In the midst of all that political and legal turmoil, Chuck Colson experienced a personal conversion to Jesus Christ—a conversion, incidentally, that was scoffed at by most people in the secular media.
They didn’t believe that he would change; they didn’t believe that he could change.
But he did. So much so that many years later, when Mike Wallace asked him during a 60 Minutes interview, “Chuck, how do you now look back on Watergate?” the former hatchet man responded, “Mike, I thank God for Watergate, because I learned the greatest lessons of my life. The teaching of Jesus is true. He who seeks to save his life will lose it. He who loses his life for my sake shall find it.”
Chuck Colson served seven months of his 1-3 year prison term, but in a certain sense he never left prison. I say that because in 1976, he founded an organization called Prison Fellowship Ministries, which has since become one of the largest and most successful prison outreach programs ever, with over 40,000 volunteers who minister to prisoners, to ex-prisoners, and to prisoners’ families.
He even has satellite programs around the world in 112 countries!
Some people thought Chuck Colson’s conversion was an act. Many others thought it was superficial and wouldn’t last.

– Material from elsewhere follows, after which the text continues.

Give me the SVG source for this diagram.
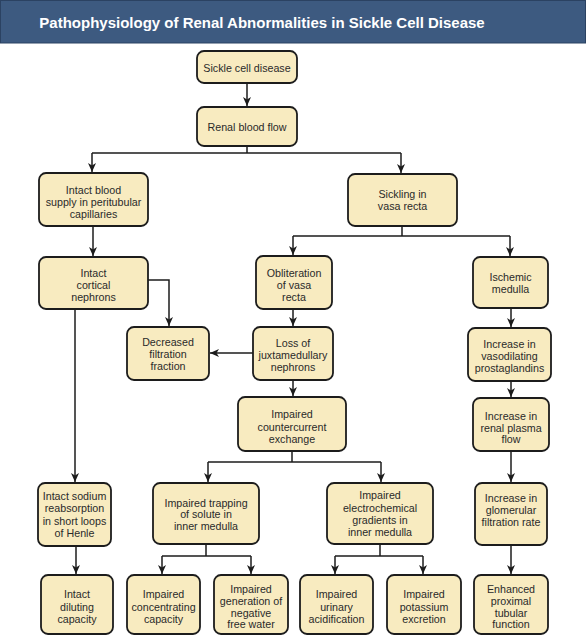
<svg xmlns="http://www.w3.org/2000/svg" width="586" height="644" viewBox="0 0 586 644">
<style>
.box{fill:#f8ebc0;stroke:#1c1c1c;stroke-width:1.8}
.t{font-family:"Liberation Sans",Arial,sans-serif;font-size:10.7px;fill:#2a2a2a;text-anchor:middle}
.c{fill:none;stroke:#1c1c1c;stroke-width:1.5}
.title{font-family:"Liberation Sans",Arial,sans-serif;font-size:15px;font-weight:bold;fill:#ffffff;text-anchor:middle}
</style>
<defs>
<marker id="ah" markerWidth="10" markerHeight="10" refX="9" refY="5" orient="auto" markerUnits="userSpaceOnUse">
<path d="M0,1 L9,5 L0,9 L2.5,5 z" fill="#1c1c1c"/>
</marker>
</defs>
<rect width="586" height="644" fill="#ffffff"/>
<g id="title">
<rect x="0.5" y="0.5" width="585" height="42.5" fill="#3d5a80" stroke="#2b4262" stroke-width="1"/>
<text class="title" x="262" y="28">Pathophysiology of Renal Abnormalities in Sickle Cell Disease</text>
</g>
<g id="connectors">
<path class="c" d="M247,83 V106" marker-end="url(#ah)"/>
<path class="c" d="M247,146 V153 M92,153 H401"/>
<path class="c" d="M92,153 V172" marker-end="url(#ah)"/>
<path class="c" d="M401,153 V173" marker-end="url(#ah)"/>
<path class="c" d="M402,226 V236 M293,236 H510"/>
<path class="c" d="M293,236 V255" marker-end="url(#ah)"/>
<path class="c" d="M510,236 V256" marker-end="url(#ah)"/>
<path class="c" d="M93,226 V256" marker-end="url(#ah)"/>
<path class="c" d="M148,280 H169 V326" marker-end="url(#ah)"/>
<path class="c" d="M293,309 V326" marker-end="url(#ah)"/>
<path class="c" d="M253,353 H210" marker-end="url(#ah)"/>
<path class="c" d="M293,380 V396" marker-end="url(#ah)"/>
<path class="c" d="M75,309 V482" marker-end="url(#ah)"/>
<path class="c" d="M292,451 V462 M208,462 H381"/>
<path class="c" d="M208,462 V482" marker-end="url(#ah)"/>
<path class="c" d="M381,462 V482" marker-end="url(#ah)"/>
<path class="c" d="M511,308 V327" marker-end="url(#ah)"/>
<path class="c" d="M511,381 V397" marker-end="url(#ah)"/>
<path class="c" d="M511,451 V482" marker-end="url(#ah)"/>
<path class="c" d="M511,545 V574" marker-end="url(#ah)"/>
<path class="c" d="M76,546 V574" marker-end="url(#ah)"/>
<path class="c" d="M206,544 V556 M162,556 H251"/>
<path class="c" d="M162,556 V574" marker-end="url(#ah)"/>
<path class="c" d="M251,556 V574" marker-end="url(#ah)"/>
<path class="c" d="M380,544 V556 M335,556 H423"/>
<path class="c" d="M335,556 V574" marker-end="url(#ah)"/>
<path class="c" d="M423,556 V574" marker-end="url(#ah)"/>
</g>
<g id="n1"><rect class="box" x="197" y="51" width="100" height="32" rx="7"/><text class="t" x="247" y="72">Sickle cell disease</text></g>
<g id="n2"><rect class="box" x="197" y="107" width="100" height="39" rx="7"/><text class="t" x="247" y="131">Renal blood flow</text></g>
<g id="n3"><rect class="box" x="39" y="173" width="109" height="53" rx="7"/><text class="t" x="93.5" y="194">Intact blood</text><text class="t" x="93.5" y="206">supply in peritubular</text><text class="t" x="93.5" y="218">capillaries</text></g>
<g id="n4"><rect class="box" x="348" y="174" width="109" height="52" rx="7"/><text class="t" x="402.5" y="197.5">Sickling in</text><text class="t" x="402.5" y="209.5">vasa recta</text></g>
<g id="n5"><rect class="box" x="39" y="257" width="109" height="52" rx="7"/><text class="t" x="93.5" y="276.5">Intact</text><text class="t" x="93.5" y="288.5">cortical</text><text class="t" x="93.5" y="300.5">nephrons</text></g>
<g id="n6"><rect class="box" x="256" y="256" width="76" height="53" rx="7"/><text class="t" x="294" y="276.5">Obliteration</text><text class="t" x="294" y="288.5">of vasa</text><text class="t" x="294" y="300.5">recta</text></g>
<g id="n7"><rect class="box" x="473" y="257" width="75" height="51" rx="7"/><text class="t" x="510.5" y="281">Ischemic</text><text class="t" x="510.5" y="293">medulla</text></g>
<g id="n8"><rect class="box" x="127" y="327" width="82" height="53" rx="7"/><text class="t" x="168" y="346">Decreased</text><text class="t" x="168" y="358">filtration</text><text class="t" x="168" y="370">fraction</text></g>
<g id="n9"><rect class="box" x="253" y="327" width="80" height="53" rx="7"/><text class="t" x="293" y="347">Loss of</text><text class="t" x="293" y="359">juxtamedullary</text><text class="t" x="293" y="371">nephrons</text></g>
<g id="n10"><rect class="box" x="468" y="328" width="83" height="53" rx="7"/><text class="t" x="509.5" y="347.5">Increase in</text><text class="t" x="509.5" y="360">vasodilating</text><text class="t" x="509.5" y="372">prostaglandins</text></g>
<g id="n11"><rect class="box" x="238" y="397" width="108" height="54" rx="7"/><text class="t" x="292" y="418">Impaired</text><text class="t" x="292" y="430.5">countercurrent</text><text class="t" x="292" y="443">exchange</text></g>
<g id="n12"><rect class="box" x="473" y="398" width="76" height="53" rx="7"/><text class="t" x="511" y="420">Increase in</text><text class="t" x="511" y="431.5">renal plasma</text><text class="t" x="511" y="443">flow</text></g>
<g id="n13"><rect class="box" x="38" y="483" width="73" height="63" rx="7"/><text class="t" x="74.5" y="500">Intact sodium</text><text class="t" x="74.5" y="512">reabsorption</text><text class="t" x="74.5" y="524.5">in short loops</text><text class="t" x="74.5" y="536.5">of Henle</text></g>
<g id="n14"><rect class="box" x="153" y="483" width="106" height="61" rx="7"/><text class="t" x="206" y="506.5">Impaired trapping</text><text class="t" x="206" y="518">of solute in</text><text class="t" x="206" y="530">inner medulla</text></g>
<g id="n15"><rect class="box" x="327" y="483" width="106" height="61" rx="7"/><text class="t" x="380" y="499">Impaired</text><text class="t" x="380" y="511.5">electrochemical</text><text class="t" x="380" y="524">gradients in</text><text class="t" x="380" y="536">inner medulla</text></g>
<g id="n16"><rect class="box" x="475" y="483" width="72" height="62" rx="7"/><text class="t" x="511" y="501.5">Increase in</text><text class="t" x="511" y="514">glomerular</text><text class="t" x="511" y="525.5">filtration rate</text></g>
<g id="n17"><rect class="box" x="41" y="575" width="72" height="59" rx="7"/><text class="t" x="77" y="598">Intact</text><text class="t" x="77" y="610.5">diluting</text><text class="t" x="77" y="623">capacity</text></g>
<g id="n18"><rect class="box" x="127" y="575" width="73" height="59" rx="7"/><text class="t" x="163.5" y="598">Impaired</text><text class="t" x="163.5" y="610.5">concentrating</text><text class="t" x="163.5" y="623">capacity</text></g>
<g id="n19"><rect class="box" x="214" y="575" width="74" height="59" rx="7"/><text class="t" x="251" y="592.5">Impaired</text><text class="t" x="251" y="604.5">generation of</text><text class="t" x="251" y="616.5">negative</text><text class="t" x="251" y="628">free water</text></g>
<g id="n20"><rect class="box" x="300" y="575" width="73" height="59" rx="7"/><text class="t" x="336.5" y="598">Impaired</text><text class="t" x="336.5" y="610.5">urinary</text><text class="t" x="336.5" y="623">acidification</text></g>
<g id="n21"><rect class="box" x="387" y="575" width="74" height="59" rx="7"/><text class="t" x="424" y="598">Impaired</text><text class="t" x="424" y="610.5">potassium</text><text class="t" x="424" y="623">excretion</text></g>
<g id="n22"><rect class="box" x="474" y="575" width="74" height="59" rx="7"/><text class="t" x="511" y="592.5">Enhanced</text><text class="t" x="511" y="604.5">proximal</text><text class="t" x="511" y="616.5">tubular</text><text class="t" x="511" y="628">function</text></g>
</svg>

But it has!—to the point where he is now one of the most respected and admired evangelical Christians in the world.
Here was a man who had a call—a call that very few people ever experience: a call to serve at the right hand of the President of the United States.
And then he fell—big time!
But out of that painful fall came a genuine conversion. And that led to a brand new call.
That, my brothers and sisters, is the kind of thing God can do, when we respond to our falls with faith and with repentance. In other words, when we respond like the 11 apostles, and not like Jonah.